MacInnes, who served a combined six years in the New Jersey Legislature as a Dem, says the Goya deal is “not unusual” among projects approved by New Jersey’s Economic Development Authority — at least, not anymore.
“What I’ve been picking up over the past six years, we’re looking at deals that are even more flamboyant,” he said. “It’s just been getting worse in that sense.”
Critics of the Wisconsin proposal say it could set a precedent for other companies to squeeze extra dollars out of the state by threatening to leave for greener pastures. MacInnes says those concerns have merit.
He explains that the Goya deal was done under a program initially designed to encourage business activity in the hard-pressed urban areas of New Jersey. He says that law was expanded in 2013, just one year after the Goya deal, so “just about any place qualified.”
The Goya deal followed other high-profile retention deals in New Jersey — Prudential Insurance got a $250 million subsidy in 2011, and Panasonic got $102 million in the same year. Prudential’s deal equaled to about $143,040 per job, and Panasonic’s deal was about $137,309 per job.

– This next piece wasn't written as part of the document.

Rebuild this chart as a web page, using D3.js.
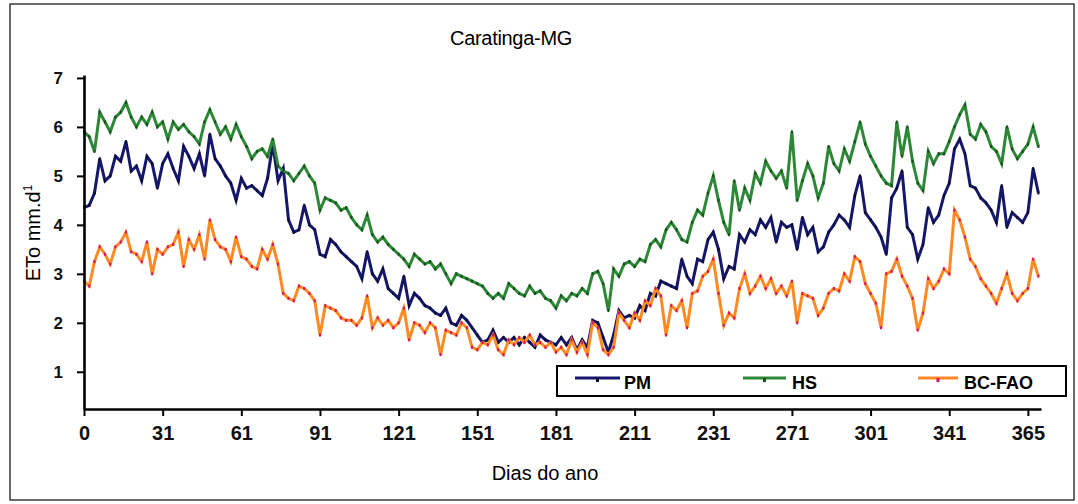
<!DOCTYPE html>
<html>
<head>
<meta charset="utf-8">
<script src="https://cdn.jsdelivr.net/npm/d3@7"></script>
<style>
	body { margin: 0; background: #fff; }
	text { font-family: "Liberation Sans", Arial, sans-serif; }
</style>
</head>
<body>
<svg id="etoChart"></svg>
<script>
// days 0..364, one reading every 2 days
var dayStep = 2;

var pmValues = [
	4.35, 4.4, 4.65, 5.35, 4.9,  5.0, 5.4, 5.3, 5.7, 5.1,
	5.2, 4.9, 5.4, 5.25, 4.75,  5.25, 5.45, 5.15, 4.9, 5.6,
	5.4, 5.15, 5.45, 5.0, 5.85,  5.35, 5.2, 5.0, 4.85, 4.5,
	4.95, 4.75, 4.8, 4.7, 4.6,  4.95, 5.65, 4.9, 5.15, 4.1,
	3.85, 3.9, 4.4, 4.0, 3.9,  3.4, 3.35, 3.7, 3.6, 3.45,
	3.35, 3.25, 3.15, 2.9, 3.45,  3.0, 2.85, 3.1, 2.7, 2.6,
	2.5, 2.95, 2.35, 2.6, 2.5,  2.35, 2.3, 2.2, 2.15, 2.3,
	2.0, 1.95, 2.15, 2.05, 1.9,  1.75, 1.6, 1.65, 1.85, 1.6,
	1.7, 1.6, 1.7, 1.55, 1.7,  1.6, 1.5, 1.75, 1.65, 1.6,
	1.55, 1.7, 1.55, 1.7, 1.45,  1.65, 1.5, 2.05, 2.0, 1.7,
	1.4, 1.75, 2.25, 2.1, 2.15,  2.1, 2.35, 2.25, 2.6, 2.55,
	2.85, 2.8, 2.75, 2.7, 3.3,  2.95, 2.8, 3.3, 3.25, 3.7,
	3.85, 3.5, 2.9, 3.15, 3.1,  3.8, 3.65, 3.9, 3.8, 4.1,
	3.95, 4.15, 3.65, 4.05, 3.95,  4.0, 3.5, 4.15, 3.8, 3.95,
	3.45, 3.55, 3.85, 4.0, 4.2,  4.1, 3.95, 4.6, 5.0, 4.25,
	4.1, 3.95, 3.75, 3.4, 4.55,  4.75, 5.1, 3.95, 3.8, 3.3,
	3.6, 4.35, 4.05, 4.2, 4.6,  4.85, 5.55, 5.75, 5.45, 4.8,
	4.75, 4.55, 4.45, 4.3, 4.05,  4.8, 3.95, 4.25, 4.15, 4.05,
	4.25, 5.15, 4.65
];

var hsValues = [
	5.9, 5.8, 5.5, 6.3, 6.1,  5.9, 6.2, 6.3, 6.5, 6.2,
	6.0, 6.2, 6.05, 6.3, 6.0,  6.1, 5.75, 6.1, 5.95, 6.05,
	5.9, 5.8, 5.65, 6.1, 6.35,  6.1, 5.85, 6.0, 5.75, 6.05,
	5.8, 5.6, 5.35, 5.5, 5.55,  5.4, 5.75, 5.2, 5.1, 5.05,
	4.9, 5.05, 5.2, 5.0, 4.85,  4.3, 4.55, 4.5, 4.45, 4.3,
	4.35, 4.15, 4.0, 3.9, 4.2,  3.8, 3.65, 3.75, 3.6, 3.5,
	3.4, 3.3, 3.15, 3.4, 3.3,  3.2, 3.25, 3.1, 3.2, 3.0,
	2.8, 3.0, 2.95, 2.9, 2.85,  2.8, 2.75, 2.6, 2.5, 2.6,
	2.5, 2.8, 2.7, 2.6, 2.55,  2.75, 2.6, 2.65, 2.5, 2.45,
	2.3, 2.55, 2.45, 2.6, 2.55,  2.7, 2.6, 3.0, 3.05, 2.8,
	2.25, 3.1, 2.95, 3.2, 3.25,  3.15, 3.3, 3.25, 3.6, 3.7,
	3.55, 3.9, 4.05, 3.9, 3.7,  3.65, 4.05, 4.3, 4.2, 4.65,
	5.0, 4.5, 4.05, 3.8, 4.9,  4.3, 4.75, 4.5, 5.05, 4.85,
	5.3, 5.1, 4.95, 5.1, 4.75,  5.9, 4.5, 4.9, 5.25, 5.0,
	4.55, 4.85, 5.6, 5.25, 5.1,  5.55, 5.3, 5.7, 6.1, 5.65,
	5.4, 5.2, 5.0, 4.85, 4.8,  6.1, 5.4, 6.0, 5.3, 4.85,
	4.7, 5.5, 5.25, 5.45, 5.45,  5.7, 6.0, 6.25, 6.45, 5.85,
	5.75, 6.05, 5.9, 5.6, 5.5,  5.25, 6.0, 5.55, 5.35, 5.5,
	5.65, 6.0, 5.6
];

var bcFaoValues = [
	2.85, 2.75, 3.25, 3.55, 3.4,  3.2, 3.55, 3.65, 3.85, 3.45,
	3.4, 3.25, 3.65, 3.0, 3.5,  3.4, 3.55, 3.6, 3.85, 3.15,
	3.7, 3.5, 3.8, 3.3, 4.1,  3.7, 3.55, 3.5, 3.25, 3.75,
	3.35, 3.3, 3.15, 3.1, 3.5,  3.3, 3.6, 3.2, 2.6, 2.5,
	2.45, 2.75, 2.7, 2.6, 2.45,  1.75, 2.35, 2.3, 2.25, 2.1,
	2.05, 2.05, 1.95, 2.1, 2.55,  1.9, 2.1, 1.95, 2.05, 1.9,
	2.0, 2.3, 1.65, 2.0, 1.95,  1.8, 2.0, 1.9, 1.35, 1.85,
	1.8, 1.75, 2.0, 1.9, 1.5,  1.45, 1.6, 1.55, 1.75, 1.45,
	1.35, 1.65, 1.55, 1.7, 1.6,  1.75, 1.55, 1.6, 1.5, 1.6,
	1.4, 1.5, 1.35, 1.65, 1.4,  1.6, 1.35, 2.0, 1.9, 1.45,
	1.35, 1.5, 2.2, 2.05, 1.9,  2.2, 2.05, 2.45, 2.35, 2.7,
	2.55, 1.75, 2.35, 2.25, 2.45,  1.9, 2.6, 2.65, 2.95, 3.05,
	3.3, 2.6, 1.95, 2.2, 2.1,  2.7, 3.0, 2.6, 2.75, 2.95,
	2.7, 2.9, 2.6, 2.75, 2.55,  2.85, 2.0, 2.6, 2.55, 2.5,
	2.15, 2.3, 2.6, 2.7, 2.65,  3.0, 2.85, 3.35, 3.25, 2.8,
	2.6, 2.4, 1.9, 3.0, 3.05,  3.3, 2.95, 2.75, 2.5, 1.85,
	2.2, 2.9, 2.7, 2.85, 3.1,  3.0, 4.3, 4.1, 3.75, 3.3,
	3.15, 2.9, 2.75, 2.6, 2.4,  2.7, 3.0, 2.6, 2.45, 2.6,
	2.7, 3.3, 2.95
];

var seriesNames = ["PM", "HS", "BC-FAO"];
var seriesColors = ["#17176a", "#2c8736", "#ff8a24"];
var markerColors = ["#0a0a33", "#16501c", "#d6145a"];

// the original tick labels sit every 30 days
var xTickDays = [0, 30, 60, 90, 120, 150, 180, 210, 240, 270, 300, 330, 360];
var xTickLabels = ["0", "31", "61", "91", "121", "151", "181", "211", "231", "271", "301", "341", "365"];
var yTicks = [1, 2, 3, 4, 5, 6, 7];

var width = 1078, height = 504;
var margin = { top: 75, right: 37, bottom: 95, left: 84 };

var svg = d3.select("#etoChart")
	.attr("width", width)
	.attr("height", height);

svg.append("rect")
	.attr("x", 10).attr("y", 4)
	.attr("width", 1064).attr("height", 496)
	.attr("fill", "none")
	.attr("stroke", "#3a3a3a")
	.attr("stroke-width", 1.5);

var xScale = d3.scaleLinear().domain([0, 365]).range([margin.left, width - margin.right]);
var yScale = d3.scaleLinear().domain([0.24, 7.06]).range([height - margin.bottom, margin.top]);

var allSeries = [pmValues, hsValues, bcFaoValues].map(function(vals, s) {
	return vals.map(function(v, i) { return { day: i * dayStep, value: v, s: s }; });
});

var line = d3.line()
	.x(function(d) { return xScale(d.day); })
	.y(function(d) { return yScale(d.value); });

var plot = svg.append("g").attr("class", "plot");

allSeries.forEach(function(data, s) {
	plot.append("path")
		.datum(data)
		.attr("fill", "none")
		.attr("stroke", seriesColors[s])
		.attr("stroke-width", 3)
		.attr("stroke-linejoin", "miter")
		.attr("d", line);
	plot.selectAll(".marker" + s)
		.data(data)
		.enter()
		.append("rect")
		.attr("class", "marker" + s)
		.attr("x", function(d) { return xScale(d.day) - 1; })
		.attr("y", function(d) { return yScale(d.value) - 1.5; })
		.attr("width", 2)
		.attr("height", 3)
		.attr("fill", markerColors[s]);
});

// axes
var xAxis = svg.append("g")
	.attr("class", "xAxis")
	.attr("transform", "translate(0," + (height - margin.bottom) + ")")
	.call(d3.axisBottom(xScale)
		.tickValues(xTickDays)
		.tickFormat(function(d, i) { return xTickLabels[i]; })
		.tickSize(7)
		.tickSizeOuter(0)
		.tickPadding(10));
xAxis.select(".domain").attr("stroke", "#000").attr("stroke-width", 2.6);
xAxis.selectAll(".tick line").attr("stroke", "#000").attr("stroke-width", 2);
xAxis.selectAll(".tick text")
	.attr("fill", "#111")
	.style("font-family", "'Liberation Sans Narrow', 'Arial Narrow', 'Liberation Sans', sans-serif")
	.style("font-weight", "bold")
	.style("font-size", "20px");

var yAxis = svg.append("g")
	.attr("class", "yAxis")
	.attr("transform", "translate(" + margin.left + ",0)")
	.call(d3.axisLeft(yScale)
		.tickValues(yTicks)
		.tickFormat(d3.format("d"))
		.tickSize(7)
		.tickSizeOuter(0)
		.tickPadding(14));
yAxis.select(".domain").attr("stroke", "#000").attr("stroke-width", 2.6);
yAxis.selectAll(".tick line").attr("stroke", "#000").attr("stroke-width", 2);
yAxis.selectAll(".tick text")
	.attr("fill", "#111")
	.style("font-weight", "bold")
	.style("font-size", "17px");

// titles
svg.append("text")
	.attr("x", 511).attr("y", 45)
	.attr("text-anchor", "middle")
	.style("font-size", "20px")
	.style("letter-spacing", "-0.3px")
	.text("Caratinga-MG");

svg.append("text")
	.attr("x", 545).attr("y", 480)
	.attr("text-anchor", "middle")
	.style("font-size", "20px")
	.text("Dias do ano");

var yTitle = svg.append("text")
	.attr("transform", "translate(40,233) rotate(-90)")
	.attr("text-anchor", "middle")
	.style("font-size", "20px");
yTitle.append("tspan").text("ETo mm.d");
yTitle.append("tspan").attr("dy", -8).style("font-size", "12px").text("1");

// legend
var legend = svg.append("g").attr("class", "legend");
legend.append("rect")
	.attr("x", 557).attr("y", 366)
	.attr("width", 509).attr("height", 30)
	.attr("fill", "#fff")
	.attr("stroke", "#000")
	.attr("stroke-width", 2);

var legendItems = [
	{ x1: 575, x2: 620, tx: 624 },
	{ x1: 743, x2: 786, tx: 792 },
	{ x1: 918, x2: 958, tx: 964 }
];
legendItems.forEach(function(item, i) {
	legend.append("line")
		.attr("x1", item.x1).attr("x2", item.x2)
		.attr("y1", 378).attr("y2", 378)
		.attr("stroke", seriesColors[i])
		.attr("stroke-width", 3);
	legend.append("rect")
		.attr("x", (item.x1 + item.x2) / 2 - 1.5).attr("y", 378)
		.attr("width", 3).attr("height", 4)
		.attr("fill", markerColors[i]);
	legend.append("text")
		.attr("x", item.tx).attr("y", 389)
		.style("font-weight", "bold")
		.style("font-size", "18px")
		.text(seriesNames[i]);
});
</script>
</body>
</html>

They ranked third and fourth out of the most expensive deals, including Wisconsin’s proposed deal. The fifth was a 2011 deal between Sears and Illinois, for about $61,145 per job; the sixth was another 2011 deal, between American Greetings and Ohio, for about $60,808 per job. Those number are also adjusted for inflation.
When the New Jersey law was changed to encourage business activity more broadly across the state, MacInnes says it opened up the field even more, making it a lot easier to offer incentives to companies. Since then, the yearly dollar amount for subsidies been significantly higher, according to numbers from the NJEDA.
In 2007, $51 million was given out in subsidies both for job retention and attraction. By 2012, that had risen to $806 million. By 2013, it rose even further to $1 billion. That went up to $1.8 billion in 2014, and though it hasn’t been as high since, the yearly amount hasn’t fallen below $1.2 billion.
Jon Whiten, vice president for NJPP, wrote in a blog post earlier this year that more and more of these subsidies have been used to shift jobs around the state in cases where that’s preferable to the company leaving the state altogether. He says the subsidies have only been getting sweeter for companies, as they’re getting more credits with less required investment.
“New Jersey can’t afford to ink over $1 billion in subsidy deals every single year, or to continue approving 9-figure tax breaks to help profitable multinational corporations move their offices a few miles down the road,” Whiten said.